How the worm turns. A very energy-rich worm, as it happens, at a time when control over energy resources and their delivery is what makes the world spin. The events in Georgia this August, analyzed below by Michael Klare, author of the new book Rising Powers, Shrinking Planet: The New Geopolitics of Energy (which explains just how the world turns), were but another reminder that the officials of the Bush administration have proven bush leaguers when it comes to assessing how power really works in the world. They were, from the beginning, fantasists in love with the supposedly unique power of the American military to cow the planet. For all the talk now about being at the beginning of the Cold War (Act II), this is also fantasy, as well as “home front” spin in an election year, and manna, of course, for worried U.S. arms makers. (The brief war in Georgia, reported the Wall Street Journal, was seen by some Wall Street stock analysts as “a bell-ringer for defense stocks.”)

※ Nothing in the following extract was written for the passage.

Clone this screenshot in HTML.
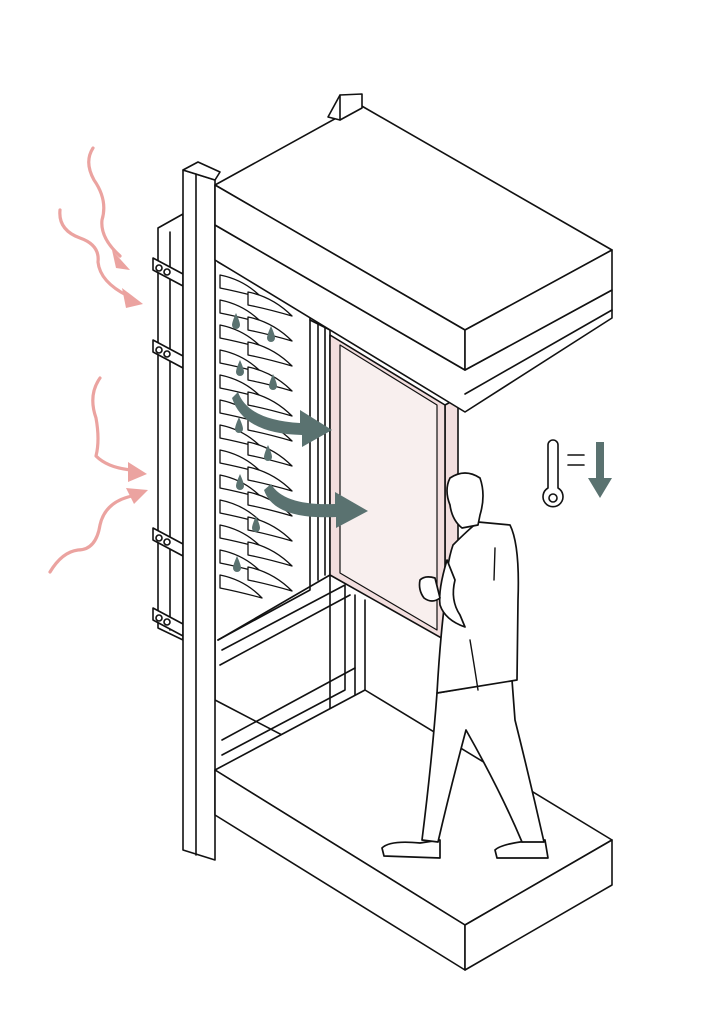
<!DOCTYPE html>
<html><head><meta charset="utf-8"><style>html,body{margin:0;padding:0;background:#fff}svg{display:block}</style></head>
<body>
<svg width="724" height="1024" viewBox="0 0 724 1024" xmlns="http://www.w3.org/2000/svg" fill="none" stroke="#111" stroke-width="1.6" stroke-linejoin="round" stroke-linecap="round">
<!-- back panel left -->
<polygon points="158,228 183,214 183,640 158,628" fill="#fff"/>
<line x1="170" y1="232" x2="170" y2="630"/>
<!-- brackets -->
<g fill="#fff">
<polygon points="153,258 183,274 183,286 153,270"/><circle cx="159" cy="268" r="3"/><circle cx="167" cy="272" r="3"/>
<polygon points="153,340 183,356 183,368 153,352"/><circle cx="159" cy="350" r="3"/><circle cx="167" cy="354" r="3"/>
<polygon points="153,528 183,544 183,556 153,540"/><circle cx="159" cy="538" r="3"/><circle cx="167" cy="542" r="3"/>
<polygon points="153,608 183,624 183,636 153,620"/><circle cx="159" cy="618" r="3"/><circle cx="167" cy="622" r="3"/>
</g>
<!-- frame interior -->
<polygon points="215,245 330,310 330,760 215,700" fill="#fff"/>
<polyline points="218,262 310,315 310,590 218,640"/>
<polyline points="218,640 330,575"/>
<polyline points="222,650 345,585 345,690 222,755"/>
<polyline points="220,665 350,595"/>
<polyline points="222,740 355,668"/>
<polyline points="310,320 330,330"/>
<line x1="318" y1="320" x2="318" y2="580"/>
<line x1="325" y1="325" x2="325" y2="575"/>
<line x1="355" y1="595" x2="355" y2="700"/>
<line x1="365" y1="600" x2="365" y2="700"/>
<!-- louvers -->
<g fill="#fff" stroke-width="1.3">
<path d="M220,275 Q245,280 262,298 Q240,292 220,288Z"/><path d="M248,292 Q273,297 292,316 Q268,309 248,305Z"/>
<path d="M220,300 Q245,305 262,323 Q240,317 220,313Z"/><path d="M248,317 Q273,322 292,341 Q268,334 248,330Z"/>
<path d="M220,325 Q245,330 262,348 Q240,342 220,338Z"/><path d="M248,342 Q273,347 292,366 Q268,359 248,355Z"/>
<path d="M220,350 Q245,355 262,373 Q240,367 220,363Z"/><path d="M248,367 Q273,372 292,391 Q268,384 248,380Z"/>
<path d="M220,375 Q245,380 262,398 Q240,392 220,388Z"/><path d="M248,392 Q273,397 292,416 Q268,409 248,405Z"/>
<path d="M220,400 Q245,405 262,423 Q240,417 220,413Z"/><path d="M248,417 Q273,422 292,441 Q268,434 248,430Z"/>
<path d="M220,425 Q245,430 262,448 Q240,442 220,438Z"/><path d="M248,442 Q273,447 292,466 Q268,459 248,455Z"/>
<path d="M220,450 Q245,455 262,473 Q240,467 220,463Z"/><path d="M248,467 Q273,472 292,491 Q268,484 248,480Z"/>
<path d="M220,475 Q245,480 262,498 Q240,492 220,488Z"/><path d="M248,492 Q273,497 292,516 Q268,509 248,505Z"/>
<path d="M220,500 Q245,505 262,523 Q240,517 220,513Z"/><path d="M248,517 Q273,522 292,541 Q268,534 248,530Z"/>
<path d="M220,525 Q245,530 262,548 Q240,542 220,538Z"/><path d="M248,542 Q273,547 292,566 Q268,559 248,555Z"/>
<path d="M220,550 Q245,555 262,573 Q240,567 220,563Z"/><path d="M248,567 Q273,572 292,591 Q268,584 248,580Z"/>
<path d="M220,575 Q245,580 262,598 Q240,592 220,588Z"/>
</g>
<!-- drops -->
<g fill="#5a7270" stroke="none">
<path d="M236,313 Q232,322 232,325 a4,4 0 0 0 8,0 Q240,322 236,313Z"/>
<path d="M271,326 Q267,335 267,338 a4,4 0 0 0 8,0 Q275,335 271,326Z"/>
<path d="M240,360 Q236,369 236,372 a4,4 0 0 0 8,0 Q244,369 240,360Z"/>
<path d="M273,374 Q269,383 269,386 a4,4 0 0 0 8,0 Q277,383 273,374Z"/>
<path d="M239,417 Q235,426 235,429 a4,4 0 0 0 8,0 Q243,426 239,417Z"/>
<path d="M268,445 Q264,454 264,457 a4,4 0 0 0 8,0 Q272,454 268,445Z"/>
<path d="M240,474 Q236,483 236,486 a4,4 0 0 0 8,0 Q244,483 240,474Z"/>
<path d="M256,516 Q252,525 252,528 a4,4 0 0 0 8,0 Q260,525 256,516Z"/>
<path d="M237,556 Q233,565 233,568 a4,4 0 0 0 8,0 Q241,565 237,556Z"/>
</g>
<!-- pink panel -->
<polygon points="445,405 458,398 458,630 445,640" fill="#f2dede"/>
<polygon points="330,335 445,405 445,640 330,575" fill="#f2dede"/>
<polygon points="340,345 437,405 437,630 340,573" fill="#f8efee" stroke-width="1.2"/>
<!-- teal arrows -->
<g fill="#5a7270" stroke="none">
<path d="M238,392 Q248,420 300,423 L300,410 L332,430 L302,447 L302,435 Q244,434 232,398Z"/>
<path d="M271,484 Q284,506 335,504 L335,492 L368,511 L336,528 L336,517 Q274,520 264,490Z"/>
</g>
<!-- vertical post -->
<polygon points="183,170 215,180 215,860 183,850" fill="#fff"/>
<polygon points="183,170 198,162 220,172 215,180" fill="#fff"/>
<line x1="196" y1="174" x2="196" y2="855"/>
<!-- top slab -->
<polygon points="215,225 465,370 612,290 612,318 465,412 215,260" fill="#fff"/>
<line x1="465" y1="394" x2="612" y2="310"/>
<polygon points="215,185 360,105 612,250 465,330" fill="#fff"/>
<polygon points="215,185 465,330 465,370 215,225" fill="#fff"/>
<polygon points="465,330 612,250 612,290 465,370" fill="#fff"/>
<polygon points="328,117 340,95 362,94 362,108 340,120" fill="#fff"/>
<line x1="340" y1="95" x2="340" y2="120"/>
<!-- bottom slab -->
<polygon points="215,770 365,690 612,840 465,925" fill="#fff"/>
<polygon points="215,770 465,925 465,970 215,815" fill="#fff"/>
<polygon points="465,925 612,840 612,885 465,970" fill="#fff"/>
<!-- person -->
<g fill="#fff" stroke-width="1.7">
<path d="M440,840 L420,843 Q390,840 382,848 L384,856 L440,858 Z"/>
<path d="M545,840 L520,842 Q500,845 495,850 L497,858 L548,858 Z"/>
<path d="M437,693 Q432,760 422,840 L438,842 Q450,790 466,730 Q500,790 522,842 L544,842 Q530,780 515,720 L512,680 Z"/>
<path d="M453,545 Q468,530 478,522 L510,525 Q520,545 518,600 L517,680 L437,693 Q440,640 445,600 Q446,565 453,545Z"/>
<path d="M447,560 Q438,590 440,605 Q445,620 465,627 L460,615 Q450,600 455,580Z"/>
<path d="M420,580 Q425,575 435,578 L440,598 Q432,604 424,598 Q418,590 420,580Z"/>
<path d="M450,478 Q465,468 480,478 Q486,495 480,515 L478,525 L462,528 Q452,520 450,505 Q444,490 450,478Z"/>
</g>
<path d="M495,548 L494,580 M470,640 Q475,670 478,690" stroke-width="1.4"/>
<!-- thermometer -->
<g stroke-width="1.6">
<path d="M548,445 a5,5 0 0 1 10,0 L558,488 a10,10 0 1 1 -10,0 Z" fill="#fff"/>
<circle cx="553" cy="498" r="4"/>
<line x1="568" y1="455" x2="584" y2="455"/><line x1="568" y1="465" x2="584" y2="465"/>
</g>
<path d="M596,442 L604,442 L604,478 L612,478 L600,498 L588,478 L596,478 Z" fill="#5a7270" stroke="none"/>
<!-- pink wave arrows -->
<g stroke="#eba3a0" stroke-width="3.2" fill="none">
<path d="M93,148 Q84,162 94,180 Q108,200 102,220 Q100,238 120,256"/>
<path d="M60,210 Q58,230 80,238 Q100,245 98,262 Q100,282 128,296"/>
<path d="M100,378 Q88,395 96,418 Q100,440 96,456 Q108,468 132,470"/>
<path d="M50,572 Q62,552 78,550 Q96,550 100,525 Q105,502 132,496"/>
</g>
<g fill="#eba3a0" stroke="none">
<polygon points="112,250 130,270 116,268"/>
<polygon points="122,288 143,304 126,308"/>
<polygon points="128,462 147,474 128,482"/>
<polygon points="126,488 148,490 134,504"/>
</g>
</svg>
</body></html>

Right now, the Bush administration continues to have its hands militarily more than full just handling a low-level war in Iraq and a roiling one in the backlands of Afghanistan (and Pakistan). At the moment, it couldn’t fight a “new Cold War” if it wanted to. Not only is the world no longer America’s backyard, but for much of the world, when an American president says, “Bullying and intimidation are not acceptable ways to conduct foreign policy in the twenty-first century,” and the Republican Party candidate for president adds, “But in the twenty-first century, nations don’t invade other nations” — as each did in regard to the Russian war in Georgia — it’s only an indication of just how out of touch they are. (At least UN ambassador Zalmay Khalilzad was careful to qualify his version of this statement geographically: “The days of overthrowing leaders by military means in Europe — those days are gone.”)
For all their bluster, they now find themselves strangely powerless in a world that is increasingly anything but “unipolar.” Tom
Putin’s Ruthless Gambit
Many Western analysts have chosen to interpret the recent fighting in the Caucasus as the onset of a new Cold War, with a small pro-Western democracy bravely resisting a brutal reincarnation of Stalin’s jack-booted Soviet Union. Others have viewed it a throwback to the age-old ethnic politics of southeastern Europe, with assorted minorities using contemporary border disputes to settle ancient scores.
Neither of these explanations is accurate. To fully grasp the recent upheavals in the Caucasus, it is necessary to view the conflict as but a minor skirmish in a far more significant geopolitical struggle between Moscow and Washington over the energy riches of the Caspian Sea basin — with former Russian President (now Prime Minister) Vladimir Putin emerging as the reigning Grand Master of geostrategic chess and the Bush team turning out to be middling amateurs, at best.